Osmanlı saltanatı döneminden günümüze kadar gelen ve azınlıklara gösterilen hoşgörüden dolayı İmparatorluk sınırları içinde kalan birçok yerdeki manastır ve kiliselerde devletçe yapılan tadilat ve onarımlar, Mor Kiryakus Manastırında da kendini göstermiştir. 17.yüzyılın sonuna kadar birkaç kez devlet tarafından onarılan Mor Kiryakus Manastırı, bu tarihte üst katın ilave edilmiş olduğu rivayet edilmektedir. Bu onarımlar esnasında Hasankeyf’ten taş ustaları getirilerek Mor Kiryakus Manastırında çalıştırılmıştır. Mor Kiryakus manastırı ile birlikte, Turabidin bölgesinin engebeli yapısı üzerine serpiştirilmiş olan bu gizemli ve eşsiz mimari güzellikteki manastır ve kiliselerin bugün için cemaatleri kalmadığından birçoğu metruk duruma düşmüştür. Ancak, başlı başına birer abide olan bu terk edilmiş anıtların tamamı Kültür Bakanlığınca tescil edilerek koruma altına alınmıştır.
Muhteşem Taş İşçiliği Kubbe
Batman Beşiri ilçesine bağlı Ayrancı Köyünde bulunan Mor Kiryakus Manastırı da tescilli yapılardandır. Yaklaşık 2500 m alan üzerine inşa edilen Mor Kiryakus Manastırı, dehlizlerle yeraltına uzanan bir yer altı katıyla birlikte 3 katlı bir yapıdır. Dıştan dikdörtgen planlı, içtende geniş iki kare planlı kapalı bir avlu ve bu avlunun etrafında kemerli payendeler in gerisinde odalar yer almaktadır.

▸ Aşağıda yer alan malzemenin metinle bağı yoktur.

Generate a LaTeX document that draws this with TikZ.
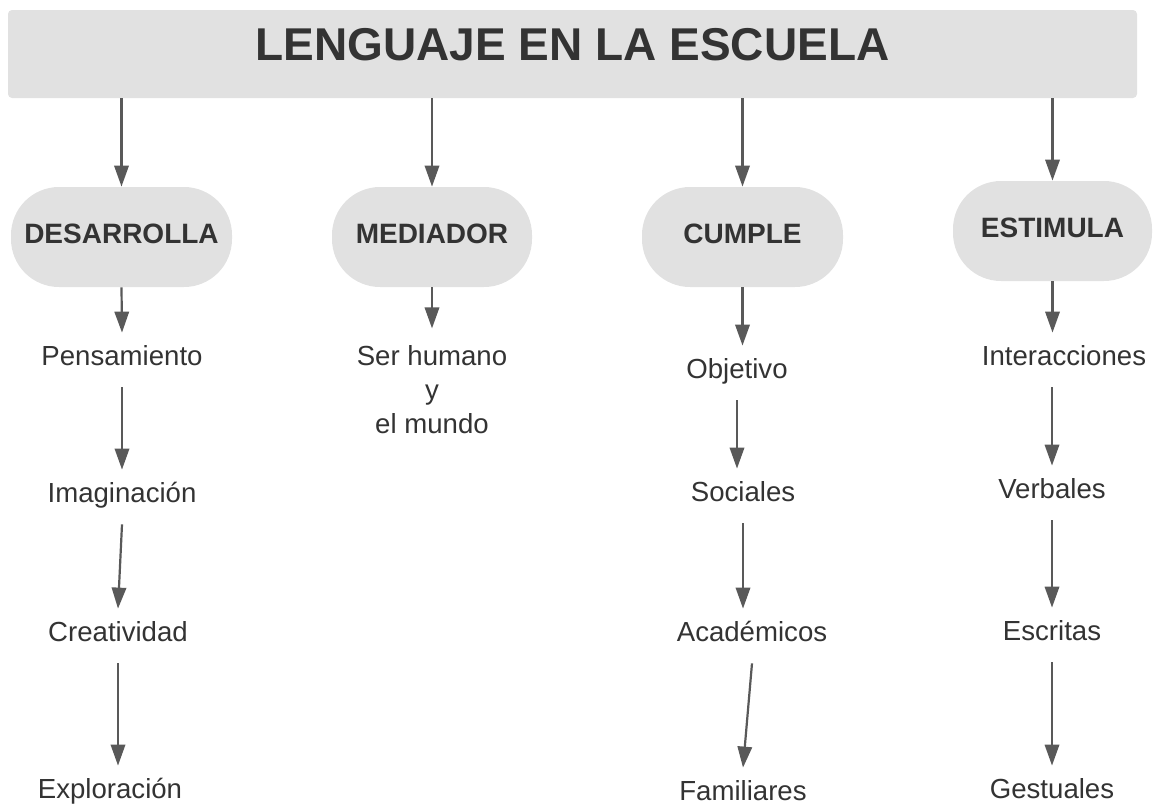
\documentclass[tikz,border=0pt]{standalone}
\usepackage{fontspec}
\setmainfont{Liberation Sans}
\usepackage{tikz}
\usepackage{xcolor}
\usetikzlibrary{arrows.meta, positioning}
\definecolor{boxgray}{RGB}{225, 225, 225}
\definecolor{textgray}{RGB}{51, 51, 51}
\definecolor{edgegray}{RGB}{89, 89, 89}

\begin{document}
\begin{tikzpicture}[
    x=0.5pt, y=-0.5pt,
    titlebox/.style={fill=boxgray, rounded corners=2pt, minimum width=564.5pt, minimum height=44pt, inner sep=0pt, text=textgray, font=\fontsize{23}{28}\selectfont\bfseries, text height=16.5pt, text depth=10pt},
    pill/.style={fill=boxgray, rounded corners=24pt, minimum height=50pt, inner sep=0pt, text=textgray, font=\fontsize{14}{17}\selectfont\bfseries, text height=10pt, text depth=4pt},
    leaf/.style={text=textgray, font=\fontsize{13.8}{17}\selectfont, inner xsep=0pt, inner ysep=8.5pt},
    item/.style={leaf, text height=0.75em, text depth=0.25em},
    arrow/.style={-{Stealth[length=10.5pt, width=7.2pt, inset=0pt]}, line width=1.1pt, edgegray}
]
\useasboundingbox (0,0) rectangle (1162,810);

% Title
\node[titlebox] (title) at (572.5,54) {LENGUAJE EN LA ESCUELA};

% Main branches
\node[pill, minimum width=110.5pt] (des) at (121.5,237) {DESARROLLA};
\node[pill, minimum width=100pt] (med) at (432,237) {MEDIADOR};
\node[pill, minimum width=100.5pt] (cum) at (742.5,237) {CUMPLE};
\node[pill, minimum width=99.5pt] (est) at (1052.5,231) {ESTIMULA};

\foreach \b in {des, med, cum, est}
    \draw[arrow] (title.south -| \b.north) -- (\b.north);

% Column 1: DESARROLLA
\node[item] (pens) at (122,360) {Pensamiento};
\node[item] (imag) at (122,497) {Imaginación};
\node[item] (crea) at (118,636) {Creatividad};
\node[item] (expl) at (110,793) {Exploración};

\draw[arrow] (des.south) -- (pens.north);
\draw[arrow] (pens.south) -- (imag.north);
\draw[arrow] (imag.south) -- (crea.north);
\draw[arrow] (crea.south) -- (crea.south |- expl.north);

% Column 2: MEDIADOR
\node[leaf, align=center, below=20.5pt of med] (ser) {Ser humano\\y\\el mundo};

\draw[arrow] (med.south) -- (ser.north);

% Column 3: CUMPLE
\node[item] (obj) at (737,373) {Objetivo};
\node[item] (soc) at (743,496) {Sociales};
\node[item] (acad) at (752,636) {Académicos};
\node[item] (fam) at (743,795) {Familiares};

\draw[arrow] (cum.south) -- (cum.south |- obj.north);
\draw[arrow] (obj.south) -- (obj.south |- soc.north);
\draw[arrow] (soc.south) -- (soc.south |- acad.north);
\draw[arrow] (acad.south) -- (fam.north);

% Column 4: ESTIMULA
\node[item] (inter) at (1064,360) {Interacciones};
\node[item] (verb) at (1052,493) {Verbales};
\node[item] (escr) at (1052,635) {Escritas};
\node[item] (gest) at (1052,793) {Gestuales};

\draw[arrow] (est.south) -- (est.south |- inter.north);
\draw[arrow] (inter.south -| verb.north) -- (verb.north);
\draw[arrow] (verb.south) -- (escr.north);
\draw[arrow] (escr.south) -- (gest.north);

\end{tikzpicture}
\end{document}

Özellikle Manastır Patriğinin yatak odası olarak kullandığı oda tavanını oluşturan sekizgen dilimli taş kubbenin, yıldızlı haçların mimari yapısında, üstün bir sanat değeri vardır. Mor Kiryakus Manastırında, birbirine bitişik çok sayıda ve farklı ölçütlerdeki odaların mevcut olması, buranın bir ibadethane, medrese ve inziva yerinden oluşan bir külliye olduğu anlaşılmaktadır. Bu külliyede eğitimini tamamlayan ve papaz unvanını elde eden papazlar, Turabidin bölgesindeki diğer kiliselere eğitmen olarak atandıkları bilinmektedir.
1940 li yılların başına kadar faal olan ancak bu tarihten sonra son cemaati da manastırı terk edince, hiçbir Hıristiyan kalmamıştır. Manastırda bulunan bir asa üzerine oturtulmuş bir meleğin yüzünü tasvir eden, çevresi çıngırak biçimindeki yuvarlak yelpaze ile yaklaşık 100 kg. ağırlığındaki manastır çanı ve çok sayıda el yazması kitap ve İnciller ile manastıra ait değerli eserler, Midyat’taki Mor Gabriel Manastırına götürülerek koruma altına alınmıştır.